-------- LISTED RECORDS --------

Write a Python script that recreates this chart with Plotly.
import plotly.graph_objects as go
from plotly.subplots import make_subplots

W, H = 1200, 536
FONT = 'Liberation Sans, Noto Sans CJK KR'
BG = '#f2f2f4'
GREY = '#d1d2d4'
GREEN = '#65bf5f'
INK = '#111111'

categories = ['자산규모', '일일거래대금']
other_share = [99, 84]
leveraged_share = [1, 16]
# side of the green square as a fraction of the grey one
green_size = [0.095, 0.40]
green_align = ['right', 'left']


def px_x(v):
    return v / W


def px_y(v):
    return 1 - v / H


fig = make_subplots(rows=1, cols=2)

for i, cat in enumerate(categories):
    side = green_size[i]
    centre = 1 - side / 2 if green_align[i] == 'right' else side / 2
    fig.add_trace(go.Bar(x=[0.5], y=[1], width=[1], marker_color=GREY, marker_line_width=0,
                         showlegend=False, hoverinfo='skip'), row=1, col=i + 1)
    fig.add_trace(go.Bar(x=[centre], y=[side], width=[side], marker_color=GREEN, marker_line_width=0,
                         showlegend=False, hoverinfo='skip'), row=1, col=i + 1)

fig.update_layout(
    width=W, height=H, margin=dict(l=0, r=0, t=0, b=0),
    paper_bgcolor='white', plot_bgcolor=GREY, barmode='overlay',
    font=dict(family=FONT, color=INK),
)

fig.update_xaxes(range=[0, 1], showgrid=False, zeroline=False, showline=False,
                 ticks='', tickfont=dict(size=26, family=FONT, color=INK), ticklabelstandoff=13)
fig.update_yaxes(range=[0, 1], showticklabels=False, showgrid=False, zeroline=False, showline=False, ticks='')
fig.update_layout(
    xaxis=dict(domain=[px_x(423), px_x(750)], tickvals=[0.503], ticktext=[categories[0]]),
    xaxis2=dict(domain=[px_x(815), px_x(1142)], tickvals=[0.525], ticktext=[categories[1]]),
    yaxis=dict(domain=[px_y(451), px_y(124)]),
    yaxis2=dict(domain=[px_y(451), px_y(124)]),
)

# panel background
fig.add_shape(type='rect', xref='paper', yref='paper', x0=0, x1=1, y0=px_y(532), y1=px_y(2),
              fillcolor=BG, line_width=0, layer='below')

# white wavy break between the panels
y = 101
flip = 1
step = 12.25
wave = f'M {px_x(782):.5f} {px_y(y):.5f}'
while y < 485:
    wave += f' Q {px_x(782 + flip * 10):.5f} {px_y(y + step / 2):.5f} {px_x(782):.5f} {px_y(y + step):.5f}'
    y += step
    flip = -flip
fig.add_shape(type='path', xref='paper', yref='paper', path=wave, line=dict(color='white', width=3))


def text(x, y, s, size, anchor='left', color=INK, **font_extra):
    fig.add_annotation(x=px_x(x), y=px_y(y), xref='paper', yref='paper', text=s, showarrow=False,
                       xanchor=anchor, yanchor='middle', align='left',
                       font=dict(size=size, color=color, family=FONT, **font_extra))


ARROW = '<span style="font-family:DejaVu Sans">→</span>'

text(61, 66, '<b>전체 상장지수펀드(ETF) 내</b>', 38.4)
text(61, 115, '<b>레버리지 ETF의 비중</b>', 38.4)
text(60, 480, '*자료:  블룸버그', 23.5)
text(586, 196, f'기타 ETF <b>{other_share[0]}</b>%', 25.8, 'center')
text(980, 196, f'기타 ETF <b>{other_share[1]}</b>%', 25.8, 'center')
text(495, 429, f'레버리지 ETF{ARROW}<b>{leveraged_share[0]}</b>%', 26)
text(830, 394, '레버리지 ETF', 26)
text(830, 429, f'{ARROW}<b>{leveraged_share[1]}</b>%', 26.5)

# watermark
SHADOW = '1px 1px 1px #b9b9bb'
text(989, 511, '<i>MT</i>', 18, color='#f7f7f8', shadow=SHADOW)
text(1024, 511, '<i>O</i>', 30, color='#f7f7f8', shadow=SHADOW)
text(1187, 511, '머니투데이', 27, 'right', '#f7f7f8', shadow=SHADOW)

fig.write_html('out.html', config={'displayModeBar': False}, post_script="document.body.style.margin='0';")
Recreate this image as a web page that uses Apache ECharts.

--------

EXERCISE REQUIREMENTS: Extract exactly the leading lines of the data, stopping at and including the line with "fig = make_subplots(rows=1, cols=2)".

TASK SOLUTION:
Write a Python script that recreates this chart with Plotly.
import plotly.graph_objects as go
from plotly.subplots import make_subplots

W, H = 1200, 536
FONT = 'Liberation Sans, Noto Sans CJK KR'
BG = '#f2f2f4'
GREY = '#d1d2d4'
GREEN = '#65bf5f'
INK = '#111111'

categories = ['자산규모', '일일거래대금']
other_share = [99, 84]
leveraged_share = [1, 16]
# side of the green square as a fraction of the grey one
green_size = [0.095, 0.40]
green_align = ['right', 'left']


def px_x(v):
    return v / W


def px_y(v):
    return 1 - v / H


fig = make_subplots(rows=1, cols=2)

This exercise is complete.